Bajo las llamas, entre las gotas de pez que van cayendo al suelo, solo se oye el pegadizo la, la, la que acompaña a la música que sonará durante toda la procesión. No tardan mucho en unirse a la comitiva los niños, que, con varales y pellejos más pequeños, son el símbolo de la continuidad de un rito mágico. Mateo Fernández les alecciona.

En la iglesia de Santa María del Mercado, que este año ve los pellejos ardiendo con los ojos de su esperada restauración, la comitiva entra por estrechas calles que se llenan de fuego y humo en un caos en el que se mezclan las miles de personas que siguen la procesión. Los pies se van quedando pegados a la calle por la pez que cae de los pellejos y la única forma de no ahogarse es echar de vez en cuando un trago.
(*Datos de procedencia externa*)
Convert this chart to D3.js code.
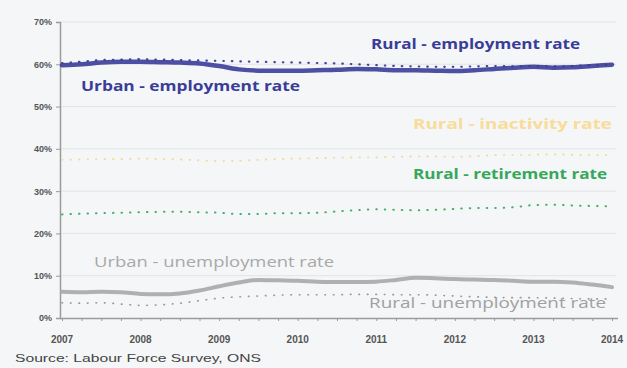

En la plaza no cabe ni un alfiler. Los pellejos en llamas están en el centro. El Vítor ha subido al balcón de Ayuntamiento y los fuegos artificiales desvelan la imagen del santo. Todo un pueblo entona al unísono el himno a su patrón, sucediéndose los vivas al santo. Pero aún sólo son las 12 de la noche y la procesión debe continuar. Poco a poco se recorre el pueblo. A las cuatro de la mañana se abren las puertas de la ermita, que no tarda en llenarse. En el interior reina en silencio, el respeto y el cansancio. Se entona de nuevo el himno al santo. Se suceden los vivas a santo Toribio, a santa Rosa, al Vítor, a Mayorga. Un año más la procesión ha concluido. Las sopas de ajo esperan. Al día siguiente, como palabras escritas en un folio blanco, las manchas de pez en la calle recordarán a Carlos, Marimar y Miriam que ya queda menos para el próximo 27 de septiembre.